Research Projects for Fellows, June 20 - August 6, 2005
P1: Evaluation of EST clustering results
| Title: |
Evaluation of EST clustering results. |
| Mentors: |
Dr. Qunfeng Dong and
Dr. Volker Brendel
|
| Description: |
ESTs (Expressed Sequence Tags) are valuable data for gene discovery, especially for plant species with large genomes
that have not been fully sequenced. ESTs provide a convenient means of accessing the transcriptome of a given species.
However, ESTs generally correspond to only partial cDNA sequences, and EST samples are typically highly redundant
(especially if EST sets are not derived from normalized EST libraries). Therefore, a major task for the PlantGDB database
(http://www.plantgdb.org) is to assemble overlapping ESTs
into putative unique transcript contigs on a frequent and regular basis.
The resulting contig sequences are annotated with putative functions by searching against protein database. All the assembly and
annotation results are then stored in the PlantGDB MySQL database tables and made accessible through the web.

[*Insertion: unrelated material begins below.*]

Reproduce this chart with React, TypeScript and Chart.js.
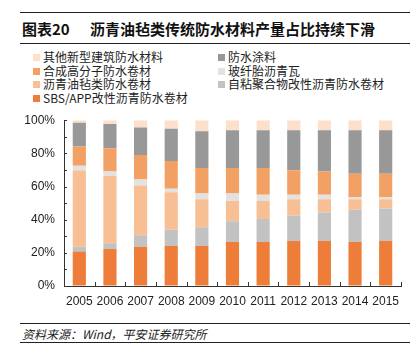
import React, { useEffect, useRef } from "react";
import { Chart, registerables } from "chart.js";

Chart.register(...registerables);

const years = ["2005", "2006", "2007", "2008", "2009", "2010", "2011", "2012", "2013", "2014", "2015"];
const sbsApp = [20.8, 22.3, 23.7, 24.2, 24.2, 26.5, 26.5, 27.1, 27.1, 26.5, 27.1];
const selfAdhesive = [3.0, 3.5, 6.9, 9.8, 11.2, 12.5, 13.9, 15.4, 17.3, 19.5, 19.6];
const asphaltFelt = [45.8, 40.5, 30.0, 22.5, 16.9, 12.3, 10.9, 9.8, 7.9, 6.3, 5.6];
const glassShingle = [2.9, 2.7, 3.6, 2.2, 3.5, 4.5, 3.7, 2.7, 2.7, 1.4, 1.4];
const polymerSheet = [11.7, 14.1, 14.8, 16.7, 15.4, 15.4, 16.2, 14.8, 14.0, 14.0, 14.0];
const coating = [14.3, 14.6, 16.6, 19.4, 22.1, 22.8, 22.8, 24.2, 25.0, 26.3, 26.3];
const others = [1.5, 2.3, 4.4, 5.2, 6.7, 6.0, 6.0, 6.0, 6.0, 6.0, 6.0];

const names = {
  sbs: "SBS/APP改性沥青防水卷材",
  sa: "自粘聚合物改性沥青防水卷材",
  felt: "沥青油毡类防水卷材",
  glass: "玻纤胎沥青瓦",
  poly: "合成高分子防水卷材",
  coat: "防水涂料",
  other: "其他新型建筑防水材料",
};

const colors = {
  sbs: "#EE7D3A",
  sa: "#C2C2C2",
  felt: "#F8BF95",
  glass: "#E2E2E2",
  poly: "#F3A065",
  coat: "#989898",
  other: "#FCE0CC",
};

const FONT = "'Liberation Sans', 'Noto Sans CJK SC', sans-serif";
const CJK = "'Noto Sans CJK SC', 'Liberation Sans', sans-serif";

const innerTicks = {
  id: "innerTicks",
  afterDraw(chart: any) {
    const ctx = chart.ctx;
    const xs = chart.scales.x;
    const ys = chart.scales.y;
    const area = chart.chartArea;
    ctx.save();
    ctx.strokeStyle = "#333";
    ctx.lineWidth = 1;
    const n = years.length;
    const w = (area.right - area.left) / n;
    for (let i = 0; i <= n; i++) {
      const x = Math.round(area.left + i * w) + 0.5;
      ctx.beginPath();
      ctx.moveTo(x, area.bottom);
      ctx.lineTo(x, area.bottom - 4);
      ctx.stroke();
    }
    for (let v = 0; v <= 100; v += 10) {
      const y = Math.round(ys.getPixelForValue(v)) + 0.5;
      ctx.beginPath();
      ctx.moveTo(area.left, y);
      ctx.lineTo(area.left + 3, y);
      ctx.stroke();
    }
    ctx.restore();
  },
};

function ChartCanvas() {
  const ref = useRef<HTMLCanvasElement>(null);
  useEffect(() => {
    if (!ref.current) return;
    const mk = (key: keyof typeof names, data: number[]) => ({
      label: names[key],
      data,
      backgroundColor: colors[key],
      borderWidth: 0,
      barPercentage: 0.43,
      categoryPercentage: 1,
    });
    const chart = new Chart(ref.current, {
      type: "bar",
      data: {
        labels: years,
        datasets: [
          mk("sbs", sbsApp),
          mk("sa", selfAdhesive),
          mk("felt", asphaltFelt),
          mk("glass", glassShingle),
          mk("poly", polymerSheet),
          mk("coat", coating),
          mk("other", others),
        ],
      },
      options: {
        responsive: false,
        animation: false,
        layout: { padding: { top: 8, right: 15, left: 0, bottom: 0 } },
        plugins: { legend: { display: false }, tooltip: { enabled: false } },
        scales: {
          x: {
            stacked: true,
            grid: { display: true, drawOnChartArea: false, drawTicks: false },
            border: { display: true, color: "#333", width: 1 },
            ticks: { color: "#222", font: { family: FONT, size: 12 }, padding: 8, maxRotation: 0 },
            afterFit: (s: any) => {
              s.height = 28;
            },
          },
          y: {
            stacked: true,
            min: 0,
            max: 100,
            grid: { display: true, drawOnChartArea: false, drawTicks: false },
            border: { display: true, color: "#333", width: 1 },
            ticks: {
              stepSize: 10,
              color: "#222",
              font: { family: FONT, size: 12 },
              padding: 9,
              callback: (v: any) => v + "%",
            },
            afterFit: (s: any) => {
              s.width = 64;
            },
          },
        },
      },
      plugins: [innerTicks],
    });
    return () => chart.destroy();
  }, []);
  return <canvas ref={ref} width={416} height={210} style={{ position: "absolute", left: 0, top: 104 }} />;
}

const legendLeft = [
  { key: "other" as const, y: 57 },
  { key: "poly" as const, y: 71 },
  { key: "felt" as const, y: 84 },
  { key: "sbs" as const, y: 98 },
];
const legendRight = [
  { key: "coat" as const, y: 57 },
  { key: "glass" as const, y: 71 },
  { key: "sa" as const, y: 84 },
];

export default function App() {
  const item = (key: keyof typeof names, x: number, y: number) => (
    <div key={key} style={{ position: "absolute", left: x, top: y - 8, height: 16, display: "flex", alignItems: "center", whiteSpace: "nowrap" }}>
      <span style={{ display: "inline-block", width: 7, height: 7, background: colors[key], marginRight: 3 }} />
      <span style={{ fontFamily: CJK, fontSize: 12, color: "#222", lineHeight: "16px" }}>{names[key]}</span>
    </div>
  );
  return (
    <div style={{ position: "fixed", left: 0, top: 0, width: 416, height: 358, background: "#fff", overflow: "hidden" }}>
      <div style={{ position: "absolute", left: 20, top: 12, width: 390, height: 0, borderTop: "1.5px solid #222" }} />
      <div style={{ position: "absolute", left: 22, top: 16, height: 24, display: "flex", alignItems: "center", fontFamily: CJK, fontWeight: "bold", fontSize: 15, color: "#111", whiteSpace: "nowrap" }}>
        <span style={{ width: 68, display: "inline-block" }}>图表20</span>
        <span>沥青油毡类传统防水材料产量占比持续下滑</span>
      </div>
      <div style={{ position: "absolute", left: 20, top: 43, width: 390, height: 0, borderTop: "1px solid #222" }} />
      {legendLeft.map((l) => item(l.key, 33, l.y))}
      {legendRight.map((l) => item(l.key, 218, l.y))}
      <ChartCanvas />
      <div style={{ position: "absolute", left: 20, top: 323, width: 390, height: 0, borderTop: "1px solid #222" }} />
      <div style={{ position: "absolute", left: 22, top: 325, height: 16, display: "flex", alignItems: "center", fontFamily: CJK, fontStyle: "italic", fontSize: 12, color: "#222", whiteSpace: "nowrap" }}>
        资料来源：Wind，平安证券研究所
      </div>
      <div style={{ position: "absolute", left: 20, top: 342, width: 390, height: 0, borderTop: "1px solid #222" }} />
    </div>
  );
}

This project provides a real-world bioinformatics problem-solving experience for the participating student.
The computational problem here is definitely solvable. It is especially suitable for students with strong computer
science background (e.g. knowledge in C, intereste in parallel computing, etc.). No strong biology background is required. The work
resulting from this project will have immediate deep impact on the plant research community for gene discovery. The
participant is expected to work with the PaCE computer program
(http://bioinformatics.iastate.edu/bioinformatics2go/PaCE/).
The student is responsible for building an automatic pipeline for the above processes. Other training involved in this project
includes database and web-interface programming.
|
| Web Resources: |
PlantGDB
|
| References: |
Kalyanaraman, A., Aluru, S., Kothari, S. & Brendel, V. (2003)
Efficient clustering of large EST data sets on parallel computers.
Nucl. Acids Res. 31, 2963-2974.
|
|